Jose Canseco, you finally quit. The Messiah is finally on his way. Pete Rose has finally confessed that he bet on the Cincinnati Reds losing to the Devil Rays, and the Cubs are pawing their way to a World Series this century.

Congratulations on your career, Jose. The Era of the Mullet is officially over. Even senior Gaucho hurler Jeremy Sugarman will hang up his cleats at the end of the year.

You own two records: 40-40 and 160 in a Ferrari.

Jose Can-You-See that your Hall of Fame aspirations have gone to dust? Baseball is a beautiful game, and you just made fans across the country blow chunks in mass quantities. If there was ever a slower, cruder swinger with no vision, then he only exists in the Twilight Zone and bats ninth for the Washington Senators.

Let’s take a tour down Memory Lane … Do you remember when that baseball careened off your head for a homerun when you were a Ranger? You looked pretty sheepish out there in left field, stumbling back from the warning track like a doped-up Frankenstein.

You became the only two-cent hurler to hurt himself on the mound in a blowout.

Remember when you fell 38 homeruns short of 500? That was yesterday? No way. The Hall of Fame plateau that would redeem your ineptitude is now only a faint glimmer of light in the tunnel exiting Cooperstown. Thirty-eight short. Wow. In the words of an 11-year-old Yankees fan, “You suck.”

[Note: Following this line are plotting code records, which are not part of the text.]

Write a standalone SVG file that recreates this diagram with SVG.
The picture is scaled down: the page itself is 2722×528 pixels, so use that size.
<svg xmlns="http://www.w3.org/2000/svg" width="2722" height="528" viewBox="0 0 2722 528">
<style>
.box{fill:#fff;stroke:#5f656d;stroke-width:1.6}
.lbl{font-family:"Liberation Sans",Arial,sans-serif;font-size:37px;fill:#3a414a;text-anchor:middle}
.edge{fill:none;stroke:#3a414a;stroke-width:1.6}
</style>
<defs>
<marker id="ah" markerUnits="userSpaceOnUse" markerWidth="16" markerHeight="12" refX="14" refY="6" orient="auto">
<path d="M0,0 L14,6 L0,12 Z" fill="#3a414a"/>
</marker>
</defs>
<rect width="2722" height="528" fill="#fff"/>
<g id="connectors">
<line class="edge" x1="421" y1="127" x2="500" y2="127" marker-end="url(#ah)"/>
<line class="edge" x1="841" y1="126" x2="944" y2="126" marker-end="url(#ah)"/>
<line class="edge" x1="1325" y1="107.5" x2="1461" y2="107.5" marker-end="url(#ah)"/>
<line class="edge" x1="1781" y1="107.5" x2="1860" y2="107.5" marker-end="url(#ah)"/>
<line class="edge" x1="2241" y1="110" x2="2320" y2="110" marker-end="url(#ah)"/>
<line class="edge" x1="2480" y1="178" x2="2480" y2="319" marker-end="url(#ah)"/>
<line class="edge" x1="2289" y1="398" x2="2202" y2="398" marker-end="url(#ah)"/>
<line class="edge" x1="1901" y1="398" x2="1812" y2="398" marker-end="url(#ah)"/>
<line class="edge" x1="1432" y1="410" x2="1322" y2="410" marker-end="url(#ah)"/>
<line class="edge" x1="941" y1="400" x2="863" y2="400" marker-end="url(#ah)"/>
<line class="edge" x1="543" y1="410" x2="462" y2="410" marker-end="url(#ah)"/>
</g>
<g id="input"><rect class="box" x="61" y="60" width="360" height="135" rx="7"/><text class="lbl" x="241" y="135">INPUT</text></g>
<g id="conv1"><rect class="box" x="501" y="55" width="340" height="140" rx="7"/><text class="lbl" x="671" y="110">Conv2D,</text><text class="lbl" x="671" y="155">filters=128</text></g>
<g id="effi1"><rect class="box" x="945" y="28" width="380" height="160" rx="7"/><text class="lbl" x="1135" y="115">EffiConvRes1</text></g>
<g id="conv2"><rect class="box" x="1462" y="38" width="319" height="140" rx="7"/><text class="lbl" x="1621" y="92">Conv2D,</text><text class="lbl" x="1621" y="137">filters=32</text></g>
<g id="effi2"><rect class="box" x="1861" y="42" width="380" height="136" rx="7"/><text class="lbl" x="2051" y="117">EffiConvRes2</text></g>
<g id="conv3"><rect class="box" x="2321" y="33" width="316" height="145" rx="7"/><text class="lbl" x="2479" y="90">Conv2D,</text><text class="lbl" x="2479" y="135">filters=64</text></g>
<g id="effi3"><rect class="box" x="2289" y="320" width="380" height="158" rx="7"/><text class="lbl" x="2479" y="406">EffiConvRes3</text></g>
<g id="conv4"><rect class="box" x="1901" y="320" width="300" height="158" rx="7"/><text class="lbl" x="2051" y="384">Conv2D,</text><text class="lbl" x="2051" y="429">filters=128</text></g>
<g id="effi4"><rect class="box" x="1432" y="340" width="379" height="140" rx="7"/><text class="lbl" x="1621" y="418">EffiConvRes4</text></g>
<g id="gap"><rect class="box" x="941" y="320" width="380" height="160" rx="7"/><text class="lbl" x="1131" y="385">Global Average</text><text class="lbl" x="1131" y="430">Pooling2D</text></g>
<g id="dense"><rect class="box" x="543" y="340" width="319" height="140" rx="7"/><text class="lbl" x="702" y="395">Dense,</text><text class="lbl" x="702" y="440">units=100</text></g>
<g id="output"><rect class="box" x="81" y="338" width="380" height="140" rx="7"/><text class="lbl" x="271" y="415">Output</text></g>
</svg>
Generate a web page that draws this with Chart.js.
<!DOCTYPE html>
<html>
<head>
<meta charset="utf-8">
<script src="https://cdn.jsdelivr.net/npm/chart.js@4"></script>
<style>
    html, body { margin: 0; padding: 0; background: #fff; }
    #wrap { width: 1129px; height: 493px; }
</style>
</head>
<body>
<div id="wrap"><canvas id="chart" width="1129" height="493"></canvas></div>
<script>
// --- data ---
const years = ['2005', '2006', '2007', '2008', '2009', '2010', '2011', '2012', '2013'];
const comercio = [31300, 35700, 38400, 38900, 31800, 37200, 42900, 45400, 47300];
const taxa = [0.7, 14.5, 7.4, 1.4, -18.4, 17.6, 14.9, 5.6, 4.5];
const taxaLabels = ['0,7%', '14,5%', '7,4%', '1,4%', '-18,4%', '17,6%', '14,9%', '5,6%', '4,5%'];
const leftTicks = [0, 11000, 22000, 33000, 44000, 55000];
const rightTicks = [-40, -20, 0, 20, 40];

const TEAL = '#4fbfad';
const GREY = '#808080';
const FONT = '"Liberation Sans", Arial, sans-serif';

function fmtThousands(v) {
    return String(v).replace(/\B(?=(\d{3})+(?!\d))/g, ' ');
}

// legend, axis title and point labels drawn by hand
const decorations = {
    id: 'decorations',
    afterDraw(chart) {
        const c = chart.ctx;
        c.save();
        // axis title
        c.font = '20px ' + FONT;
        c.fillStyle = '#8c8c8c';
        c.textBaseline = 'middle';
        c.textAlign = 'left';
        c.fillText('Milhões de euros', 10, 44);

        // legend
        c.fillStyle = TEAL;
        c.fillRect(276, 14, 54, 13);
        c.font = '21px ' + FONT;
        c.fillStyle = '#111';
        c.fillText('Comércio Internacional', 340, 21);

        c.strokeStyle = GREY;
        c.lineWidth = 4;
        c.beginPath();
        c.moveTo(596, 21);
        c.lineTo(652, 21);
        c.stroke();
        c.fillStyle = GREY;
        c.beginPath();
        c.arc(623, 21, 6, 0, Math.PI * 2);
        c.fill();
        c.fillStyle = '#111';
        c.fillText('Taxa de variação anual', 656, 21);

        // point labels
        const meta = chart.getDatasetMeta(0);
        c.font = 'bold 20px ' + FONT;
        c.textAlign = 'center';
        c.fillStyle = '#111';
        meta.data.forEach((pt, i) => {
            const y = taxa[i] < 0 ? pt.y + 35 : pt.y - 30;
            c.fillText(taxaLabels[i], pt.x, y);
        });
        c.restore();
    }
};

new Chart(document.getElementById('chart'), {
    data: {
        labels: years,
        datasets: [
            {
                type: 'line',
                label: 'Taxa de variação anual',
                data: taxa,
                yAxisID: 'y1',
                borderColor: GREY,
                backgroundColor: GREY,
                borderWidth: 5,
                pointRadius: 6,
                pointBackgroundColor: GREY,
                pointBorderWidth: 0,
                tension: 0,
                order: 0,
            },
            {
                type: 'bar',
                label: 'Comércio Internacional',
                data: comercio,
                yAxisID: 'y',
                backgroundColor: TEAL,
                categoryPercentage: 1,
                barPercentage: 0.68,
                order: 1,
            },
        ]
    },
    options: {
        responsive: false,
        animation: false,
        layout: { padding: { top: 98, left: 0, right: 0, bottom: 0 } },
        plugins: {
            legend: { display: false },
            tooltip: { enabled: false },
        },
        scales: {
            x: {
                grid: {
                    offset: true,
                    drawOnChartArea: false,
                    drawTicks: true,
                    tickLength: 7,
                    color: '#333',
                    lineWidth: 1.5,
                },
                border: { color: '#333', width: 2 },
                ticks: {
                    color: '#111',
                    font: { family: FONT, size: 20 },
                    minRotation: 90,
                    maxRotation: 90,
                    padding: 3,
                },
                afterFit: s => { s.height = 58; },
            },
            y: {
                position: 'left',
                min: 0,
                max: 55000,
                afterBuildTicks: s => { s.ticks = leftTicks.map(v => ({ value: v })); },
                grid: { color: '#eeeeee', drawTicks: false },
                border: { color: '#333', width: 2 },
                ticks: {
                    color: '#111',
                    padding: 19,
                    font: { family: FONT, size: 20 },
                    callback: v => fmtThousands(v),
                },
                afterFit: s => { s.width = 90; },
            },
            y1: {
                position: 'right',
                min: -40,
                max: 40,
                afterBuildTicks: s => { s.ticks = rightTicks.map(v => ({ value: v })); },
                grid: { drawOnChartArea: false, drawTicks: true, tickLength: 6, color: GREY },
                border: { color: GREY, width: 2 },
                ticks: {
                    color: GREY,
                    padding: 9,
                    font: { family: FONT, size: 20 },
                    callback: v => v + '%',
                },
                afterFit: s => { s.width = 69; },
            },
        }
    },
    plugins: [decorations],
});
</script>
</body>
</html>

Did you really think you could last till 2015 averaging three dingers a year for the next 13 years? Holy cow! You were really onto something there.

Before playing all those years in Oakland, Texas, Boston, Toronto, Tampa Bay, New York and Chicago, you racked up plenty of frequent flyer miles.

Now that you’ve left the game that never wanted you, what’s in store for you? Why don’t you take all those miles and fly to the audition for the part of the stuntman in the 2003 blockbuster The Hulk?

And grow back the mullet, for crying out loud. You’ll have plenty of time fishing for records.